The third pattern we will learn about is not a reversal pattern but a continuation pattern. Continuation patterns are useful when the market is already trending, and you are keen to follow the trend but want to confirm if the trend is likely to continue or not. The cup and handle pattern is a commonly seen bullish continuation pattern. As the name implies, it looks like a ‘U’ shaped cup with a downward drifted handle. It tells us that the ongoing uptrend we spotted will be going on for an extended duration, making it a perfect opportunity to go long on your chosen currency pair. 

The cup and handle pattern usually appears when there is a brief pause in the uptrend, which is seen as an ideal entry point for opening a long position with a bullish view. Hence, if you see a cup and handle being formed on your chart, you can mostly conclude that the uptrend is still solid, and you can enter a trade by confirming a breakout above the resistance level formed by the handle of the cup. 

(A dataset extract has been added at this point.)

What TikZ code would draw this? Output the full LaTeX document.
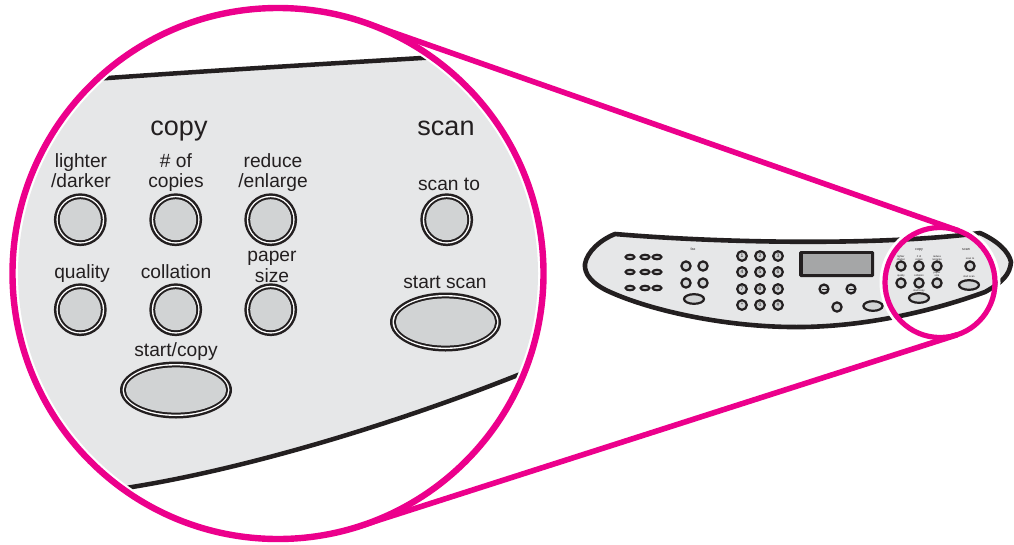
\documentclass[tikz,border=0pt]{standalone}
\usepackage{fontspec}
\setmainfont{Liberation Sans}
\definecolor{ink}{HTML}{231F20}
\definecolor{panel}{HTML}{E6E7E8}
\definecolor{btn}{HTML}{D1D3D4}
\definecolor{mag}{HTML}{EC008C}
\tikzset{
  biglabel/.style={font=\fontsize{19.2}{20.5}\selectfont,text=ink,align=center,inner sep=0pt,anchor=base},
  headlabel/.style={font=\fontsize{27}{29}\selectfont,text=ink,inner sep=0pt,anchor=base},
  tinylabel/.style={font=\fontsize{3.6}{3.8}\selectfont,text=ink,align=center,inner sep=0pt},
  tinierlabel/.style={font=\fontsize{2.6}{2.8}\selectfont,text=ink,align=center,inner sep=0pt},
  digit/.style={font=\fontsize{5}{5}\selectfont,text=ink,inner sep=0pt},
  panelline/.style={draw=ink,line width=4.6pt,line join=round},
  magline/.style={draw=mag,line cap=round}
}
\newcommand{\bigbtn}[3]{%
  \fill[ink] (#1,#2) circle (#3);
  \fill[white] (#1,#2) circle ({#3-2.5});
  \fill[ink] (#1,#2) circle ({#3-3.9});
  \fill[btn] (#1,#2) circle ({#3-5.9});}
\newcommand{\bigoval}[4]{%
  \fill[ink] (#1,#2) ellipse ({#3} and {#4});
  \fill[white] (#1,#2) ellipse ({#3-2.5} and {#4-2.5});
  \fill[ink] (#1,#2) ellipse ({#3-3.9} and {#4-3.9});
  \fill[btn] (#1,#2) ellipse ({#3-5.9} and {#4-5.9});}
\newcommand{\smallbtn}[3]{\filldraw[fill=btn,draw=ink,line width=2.2pt] (#1,#2) circle (#3);}
\newcommand{\smalloval}[4]{\filldraw[fill=btn,draw=ink,line width=2.2pt] (#1,#2) ellipse ({#3} and {#4});}
\begin{document}
\begin{tikzpicture}[x=1pt,y=-1pt]
\useasboundingbox (0,0) rectangle (1014,544);
\fill[white] (0,0) rectangle (1014,544);
% ===== small control panel =====
\path[panelline,fill=panel] (615,234)
  .. controls (720,243) and (880,246) .. (980,233)
  .. controls (998,241) and (1009,252) .. (1011,262)
  .. controls (1010,274) and (1003,282) .. (985,292)
  .. controls (930,312) and (860,328) .. (790,327)
  .. controls (720,326) and (650,310) .. (610,292)
  .. controls (592,284) and (584,274) .. (585,264)
  .. controls (587,252) and (600,240) .. (615,234) -- cycle;
\foreach \y in {257,272,288}\foreach \x in {630,645,657}{\smalloval{\x}{\y}{4.4}{2.2}}
\foreach \x/\y in {686/266,703/266,686/283,703/283}{\smallbtn{\x}{\y}{4.6}}
\smalloval{694}{299}{10}{4.8}
\foreach \x/\y/\d in {742/256/1,760/256/2,778/256/3,742/272/4,760/272/5,778/272/6,742/289/7,760/289/8,778/289/9,742/305/*,760/305/0,778/305/\#}{%
  \filldraw[fill=btn,draw=ink,line width=2.2pt] (\x,\y) circle (4.8);
  \node[digit] at (\x,\y) {\d};}
\node[tinylabel] at (693,249) {fax};
\fill[ink,rounded corners=1.5pt] (799,251) rectangle (874,277);
\fill[btn!75!ink] (802.5,254) rectangle (870.5,274);
\foreach \x in {824,851}{\smallbtn{\x}{289}{4.5}
  \draw[ink,line width=1pt] (\x-2.5,289) -- (\x+2.5,289);}
\smallbtn{837}{307}{4.6}
\smalloval{873}{306}{9.6}{4.8}
\foreach \x/\y in {901/266,919/266,937/266,901/283,919/283,937/283,970/266}{\smallbtn{\x}{\y}{4.6}}
\smalloval{919}{298}{10}{4.8}
\smalloval{969}{285}{10}{4.8}
\node[tinylabel] at (919,250) {copy};
\node[tinylabel] at (966,250) {scan};
\node[tinierlabel] at (901,258) {lighter\\/darker};
\node[tinierlabel] at (919,258) {\# of\\copies};
\node[tinierlabel] at (937,258) {reduce\\/enlarge};
\node[tinierlabel] at (970,259) {scan to};
\node[tinierlabel] at (901,276) {quality};
\node[tinierlabel] at (919,276) {collation};
\node[tinierlabel] at (937,274) {paper\\size};
\node[tinierlabel] at (919,291) {start/copy};
\node[tinierlabel] at (969,277) {start scan};
% ===== lens on the small panel: outer white halo =====
\draw[white,line width=3pt] (940,282.5) circle (59);
% ===== tangents =====
\coordinate (bigTop) at (366,23);
\coordinate (bigBot) at (358.7,526.5);
\coordinate (lensTop) at (958,230.6);
\coordinate (lensBot) at (956.7,334.9);
\draw[magline,line width=5.6pt] (bigTop) -- (lensTop);
\draw[magline,line width=5.6pt] (bigBot) -- (lensBot);
\draw[mag,line width=5.2pt] (940,282.5) circle (55);
% ===== big lens =====
\fill[white] (278,273.5) circle (265.5);
\begin{scope}
  \clip (278,273.5) circle (260);
  \fill[panel] (100,78.5) -- (108,78) .. controls (220,70) and (340,63) .. (430,57.5)
    -- (560,57.5) -- (560,358) -- (518,375)
    .. controls (400,422) and (250,468) .. (132,487) -- (-20,500) -- (-20,78.5) -- cycle;
  \draw[ink,line width=4.5pt] (100,78.5) -- (108,78) .. controls (220,70) and (340,63) .. (430,57.5);
  \draw[ink,line width=4.5pt] (530,370) -- (518,375) .. controls (400,422) and (250,468) .. (132,487) -- (120,489);
\end{scope}
\draw[mag,line width=6.4pt] (278,273.5) circle (265.5);
% ===== big buttons =====
\foreach \x/\y in {80.3/219.7,175.7/219.7,270.7/219.7,80.3/309.7,175.7/309.7,270.7/309.7,446.7/219.7}{\bigbtn{\x}{\y}{26.4}}
\bigoval{176}{390}{56}{28.5}
\bigoval{445.5}{322}{55.5}{29.5}
% ===== big labels =====
\node[headlabel] at (179,135) {copy};
\node[headlabel] at (446,135) {scan};
\node[biglabel] at (81,187.5) {lighter\\/darker};
\node[biglabel] at (176,187.5) {\# of\\copies};
\node[biglabel] at (273,187.5) {reduce\\/enlarge};
\node[biglabel] at (449,190) {scan to};
\node[biglabel] at (82,278.5) {quality};
\node[biglabel] at (176,278.5) {collation};
\node[biglabel] at (272,282) {paper\\size};
\node[biglabel] at (176,356) {start/copy};
\node[biglabel] at (445,288) {start scan};
\end{tikzpicture}
\end{document}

You can calculate the target by adding the depth of the cup to the breakout level. The entry point in a cup and handle pattern is the upper part of the handle, with the lower part acting as a stop loss. The target is usually as big as the base of the cup but in the opposite direction. If you are a scalper, then you can quickly capture the fast movement and calculate the pips earned in your own currency with the help of a pip calculator to know exactly how much you have made in that trade. 

  • Triangle Pattern

The 4rth and last pattern on our list is a triangle pattern, which also tells us about the continuation of a trend. The triangle pattern can be formed during an uptrend or downtrend, and it can signal both bullish and bearish continuation based on the recent trend that was moving the market earlier to the formation of the triangle. The triangle pattern is typically seen during consolidation when the price keeps moving within the converging range. You can also see 3 types of triangle patterns based on the type of trend that happened before its formation. 

The first one is an ascending triangle pattern, which tells us about the continuation of an uptrend, making it a bullish continuation pattern. It is also referred to as a rising triangle as it allows us to draw a rising trend line along the swing lows while drawing a horizontal line along the swing highs, and the 2 meet at a point, giving it a triangle-like shape without a 3rd line. For trading the ascending triangle, you need to wait for a breakout above the upper trendline.

The 2nd one is a descending triangle pattern, which tells the opposite case scenario where the market is bearish, and the pattern suggests that the downtrend will continue. This pattern can be identified if you see a descending trend line on the top, connected to a horizontal line at the bottom, formed by comparable lows. When you see a descending triangle pattern, you need to look for a breakout below the lower trendline to spot trading opportunities.

One thing you should remember about triangle patterns is that they can also be reversal patterns if you see a breakout happening in the opposite direction. The symmetrical triangle pattern is a consolidation pattern in typical situations, which tells us about the possibility of more sideway movements. 

Summing Up

Finally, the top 4 patterns mentioned above can tell us a lot about the market situation, allowing us to confirm bullish and bearish reversals and continuation. The ability to properly read and interpret various chart patterns allows you to analyse the market situation in the best possible way, making it easier for you to identify ideal trade setups.